Unless there is going to be a horde of new arrests – which seems unlikely unless Deasy knows something we don’t– this move makes no sense and can only be more harmful to the students.
At the center of the allegations are two long-time Miramonte teachers: Mark Berndt, charged last week with 23 counts of lewd conduct, after a drug store photo tech contacted police about hundreds of photographs that involved students being blindfolded and possibly being spoon fed Berndt’s semen.
The other teacher, Martin Bernard Springer, 49 was arrested last week for three counts of lewd contact for allegedly fondling a student.
LAUSD fired both instructors, who have pleaded not guilty to the crimes.
At this juncture, we have to ask ourselves why the administrators weren’t on top of this in the first place after the school received several complaints about Berndt.
As a longtime volunteer at Los Angeles schools, I’ve seen injustices that are just plain wrong – nothing as horrendous as this – but issues that should not be happening at public schools.
It’s driven me crazy (and cannot be taken on without major battles), but underscores why parents need to return and become part of the campus package, no matter if it’s a charter, private or public school. It’s a necessary checks-and-balances and brings out a better chance of student issues actually being taken seriously.

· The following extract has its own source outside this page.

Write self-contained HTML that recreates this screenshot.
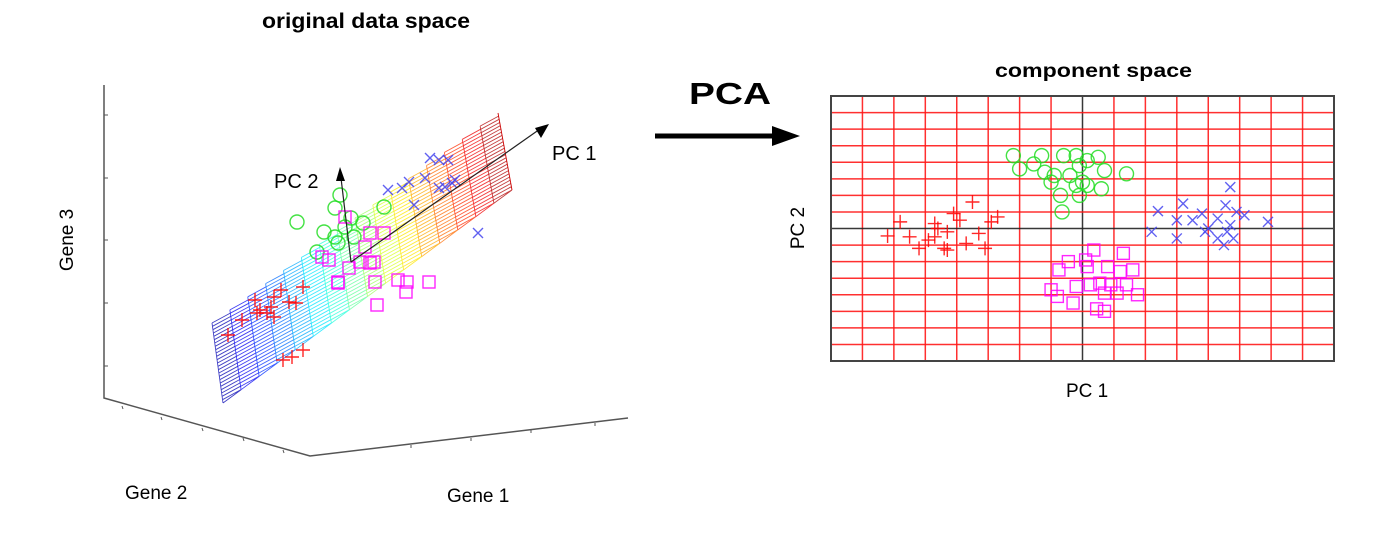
<!DOCTYPE html>
<html><head><meta charset="utf-8"><style>
html,body{margin:0;padding:0;background:#fff;}
svg{display:block;font-family:"Liberation Sans",Arial,sans-serif;}
</style></head><body>
<svg id="fig" width="1393" height="540" viewBox="0 0 1393 540">
<text x="262" y="28" font-size="21" font-weight="bold" textLength="208" lengthAdjust="spacingAndGlyphs">original data space</text>
<text x="689" y="104" font-size="31" font-weight="bold" textLength="82" lengthAdjust="spacingAndGlyphs">PCA</text>
<g>
<line x1="655" y1="136" x2="775" y2="136" stroke="#000" stroke-width="5"/>
<polygon points="772,126 800,136 772,146" fill="#000"/>
</g>
<text x="995" y="77" font-size="19" font-weight="bold" textLength="197" lengthAdjust="spacingAndGlyphs">component space</text>
<g id="left"></g>
<g id="right"></g>
<text x="552" y="160" font-size="20">PC 1</text>
<text x="274" y="188" font-size="20">PC 2</text>
<text transform="translate(73,240) rotate(-90)" text-anchor="middle" font-size="19">Gene 3</text>
<text x="125" y="499" font-size="19">Gene 2</text>
<text x="447" y="502" font-size="19">Gene 1</text>
<text transform="translate(804,228) rotate(-90)" text-anchor="middle" font-size="19">PC 2</text>
<text x="1066" y="397" font-size="19">PC 1</text>
</svg>
<script>
// ---- component space data (PC1, PC2 units) ----
const redPC1=[-6.2,-5.8,-5.5,-5.2,-4.7,-4.7,-4.4,-4.1,-4.3,-3.9,-3.7,-3.5,-3.3,-3.1,-2.9,-2.7,-4.3,-4.9,-4.6];
const redPC2=[-0.45,0.4,-0.5,-1.2,0.3,-0.5,-1.2,0.9,-0.2,0.5,-0.9,1.6,-0.3,-1.2,0.4,0.7,-1.3,-0.7,0.0];
const greenPC1=[-2.2,-2.0,-1.3,-1.2,-0.6,-0.2,-0.9,-0.4,-0.1,0.15,0.5,0.7,1.4,0.0,-0.7,-0.1,0.6,-0.65,-1.55,-1.0,-0.2,0.15];
const greenPC2=[4.4,3.6,4.4,3.4,4.4,4.4,3.2,3.2,3.8,4.1,4.3,3.5,3.3,2.8,2.0,2.0,2.4,1.0,3.9,2.8,2.6,2.6];
const magPC1=[0.36,1.3,-0.45,0.1,-0.75,0.8,1.2,1.6,-0.2,0.25,0.55,0.9,1.4,-1.0,-0.8,-0.3,0.7,1.1,1.75,0.45,0.7,0.15];
const magPC2=[-1.3,-1.5,-2.0,-1.9,-2.5,-2.3,-2.6,-2.5,-3.5,-3.4,-3.3,-3.4,-3.4,-3.7,-4.1,-4.5,-3.9,-3.9,-4.0,-4.85,-5.0,-2.3];
const bluePC1=[2.4,3.2,3.0,3.8,3.5,4.7,4.55,4.9,5.15,5.9,2.2,3.0,3.9,4.3,4.3,4.6,4.5,4.8,4.7,4.0];
const bluePC2=[1.05,1.5,0.5,0.9,0.5,2.5,1.4,1.0,0.8,0.4,-0.2,-0.6,-0.2,0.6,-0.6,-0.2,-1.0,-0.6,0.2,0.0];
const gridTicksX=[-8,-7,-6,-5,-4,-3,-2,-1,0,1,2,3,4,5,6,7,8];
const gridTicksY=[-8,-7,-6,-5,-4,-3,-2,-1,0,1,2,3,4,5,6,7,8];
// ---- original space data (projected onto PC1 / PC2 axis units) ----
const redU=[-12.3,-10.9,-9.6,-9.1,-8.4,-7.7,-7.7,-7.0,-6.2,-5.5,-4.8,-9.4,-8.0,-6.8,-5.9,-4.8];
const redV=[-7.3,-5.8,-3.8,-4.8,-5.1,-5.5,-3.5,-2.8,-4.0,-4.1,-2.5,-5.1,-4.5,-9.8,-9.5,-8.8];
const greenU=[-5.4,-1.1,-1.6,-2.7,-1.6,-3.4,-0.6,0.0,1.2,3.3,-1.3,0.3];
const greenV=[4.0,6.7,5.4,3.0,2.5,1.0,3.5,4.4,3.9,5.5,1.9,2.5];
const magU=[-0.6,1.9,3.3,-2.9,-2.2,1.4,1.9,0.9,2.3,-1.3,-1.3,2.4,4.7,5.5,5.6,7.8,2.6,-0.2];
const magV=[4.5,2.9,2.9,0.5,0.2,1.5,-0.1,0.0,0.0,-2.0,-2.1,-2.0,-1.8,-3.0,-2.0,-2.0,-4.3,-0.6];
const blueU=[7.9,8.8,9.7,3.7,5.1,5.8,7.4,9.4,10.1,10.4,6.3,12.7,8.8];
const blueV=[10.4,10.2,10.2,7.2,7.4,8.0,8.4,7.5,7.9,8.2,5.7,2.9,7.4];

const NS="http://www.w3.org/2000/svg";
function mk(tag,attrs,parent){const e=document.createElementNS(NS,tag);for(const k in attrs)e.setAttribute(k,attrs[k]);parent.appendChild(e);return e;}

// ===== right plot =====
const R=document.getElementById('right');
const L0=831,R0=1334,T0=96,B0=361;
const xs=v=>L0+(v+8)/16*(R0-L0);
const ys=v=>B0-(v+8)/16*(B0-T0);
gridTicksX.forEach(t=>{const l=mk('line',{x1:xs(t),x2:xs(t),y1:T0,y2:B0,stroke:t===0?'#222':'#ff1a1a','stroke-width':1.5,'stroke-opacity':0.9},R);

});
gridTicksY.forEach(t=>{const l=mk('line',{x1:L0,x2:R0,y1:ys(t),y2:ys(t),stroke:t===0?'#222':'#ff1a1a','stroke-width':1.5,'stroke-opacity':0.9},R);

});
const fr=mk('rect',{x:L0,y:T0,width:R0-L0,height:B0-T0,fill:'none',stroke:'#444','stroke-width':2},R);



function plus(g,x,y,s,c,w){mk('path',{d:`M${x-s},${y}H${x+s}M${x},${y-s}V${y+s}`,stroke:c,'stroke-width':w,fill:'none','stroke-opacity':0.85},g);}
function cross(g,x,y,s,c,w){mk('path',{d:`M${x-s},${y-s}L${x+s},${y+s}M${x-s},${y+s}L${x+s},${y-s}`,stroke:c,'stroke-width':w,fill:'none','stroke-opacity':0.85},g);}
function circ(g,x,y,r,c,w){mk('circle',{cx:x,cy:y,r:r,stroke:c,'stroke-width':w,fill:'none','stroke-opacity':0.85},g);}
function sq(g,x,y,s,c,w){mk('rect',{x:x-s,y:y-s,width:2*s,height:2*s,stroke:c,'stroke-width':w,fill:'none','stroke-opacity':0.85},g);}

function series(parent,name,X,Y,fx,fy,draw,size,col){const g=mk('g',{},parent);


X.forEach((v,i)=>draw(g,fx(v),fy(Y[i]),size,col,1.4));}
series(R,'red-cluster-points',redPC1,redPC2,xs,ys,plus,7,'#ff0000');
series(R,'green-cluster-points',greenPC1,greenPC2,xs,ys,circ,7,'#22dd22');
series(R,'magenta-cluster-points',magPC1,magPC2,xs,ys,sq,6,'#ff00ff');
series(R,'blue-cluster-points',bluePC1,bluePC2,xs,ys,cross,5,'#4444ee');

// ===== left 3D plot =====
const Lg=document.getElementById('left');
const ax=mk('path',{d:'M104,85V398L310,456L628,418',stroke:'#555','stroke-width':1.5,fill:'none'},Lg);


[115,178,240,303,366].forEach(y=>mk('line',{x1:104,x2:108,y1:y,y2:y,stroke:'#555'},Lg));
[[122,406],[161,417],[202,428],[243,438],[283,450]].forEach(p=>mk('line',{x1:p[0],x2:p[0]+1,y1:p[1],y2:p[1]+3,stroke:'#555'},Lg));
[[411,445],[471,438],[531,430],[595,423]].forEach(p=>mk('line',{x1:p[0],x2:p[0],y1:p[1],y2:p[1]+3,stroke:'#555'},Lg));
// plane mesh
const A=[212,323],B=[223,403],C=[498,113],D=[512,190];
function P(s,t){const top=[A[0]+s*(C[0]-A[0]),A[1]+s*(C[1]-A[1])],bot=[B[0]+s*(D[0]-B[0]),B[1]+s*(D[1]-B[1])];return [top[0]+t*(bot[0]-top[0]),top[1]+t*(bot[1]-top[1])];}
function jet(f){const r=Math.max(0,Math.min(1,1.5-Math.abs(4*f-3))),g=Math.max(0,Math.min(1,1.5-Math.abs(4*f-2))),b=Math.max(0,Math.min(1,1.5-Math.abs(4*f-1)));return `rgb(${Math.round(r*255)},${Math.round(g*255)},${Math.round(b*255)})`;}
const plane=mk('g',{'stroke-width':0.9,fill:'none'},Lg);


const NC=16,NR=24;
for(let i=0;i<NC;i++){const s0=i/NC,s1=(i+1)/NC,c=jet(0.05+0.9*(i/(NC-1)));
 let d='';for(let j=0;j<=NR;j++){const t=j/NR;const p=P(s0,t),q=P(s1,Math.min(1,t+0.04));d+=`M${p[0].toFixed(1)},${p[1].toFixed(1)}L${q[0].toFixed(1)},${q[1].toFixed(1)}`;}
 const a=P(s0,0),b=P(s0,1);d+=`M${a[0]},${a[1]}L${b[0]},${b[1]}`;
 mk('path',{d:d,stroke:c,'stroke-opacity':0.75},plane);}
const e=P(1,0),f=P(1,1);mk('line',{x1:e[0],y1:e[1],x2:f[0],y2:f[1],stroke:'#c00'},plane);
// left scatter projected via PC axes
const ox=351,oy=262;
const lx=u=>ox+u*10, ly=v=>oy-v*10;
series(Lg,'left-red-points',redU,redV,lx,ly,plus,7,'#ff0000');
series(Lg,'left-green-points',greenU,greenV,lx,ly,circ,7,'#22dd22');
series(Lg,'left-magenta-points',magU,magV,lx,ly,sq,6,'#ff00ff');
series(Lg,'left-blue-points',blueU,blueV,lx,ly,cross,5,'#4444ee');
// PC arrows
const arr=mk('g',{},Lg);


mk('line',{x1:ox,y1:oy,x2:540,y2:129,stroke:'#222','stroke-width':1.2},arr);
mk('polygon',{points:'549,124 535,128 541,138',fill:'#000'},arr);
mk('line',{x1:ox,y1:oy,x2:341,y2:178,stroke:'#222','stroke-width':1.2},arr);
mk('polygon',{points:'340,167 336,181 345,181',fill:'#000'},arr);
</script>
</body></html>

It’s more than sad that when students stepped forward at Miramonte – a campus tucked east of the 110 Freeway in South Los Angeles --  to complain about Berndt or Springer, they were told they shouldn’t make things up.
Perhaps we should start out by listening to the students first and giving their complaints a full investigation, rather than a wave of hand.
No one listened to the children then.
And no one is listening to the children now, who are begging for their teachers to return.
You don’t have to hear how they feel. You can just look into their faces.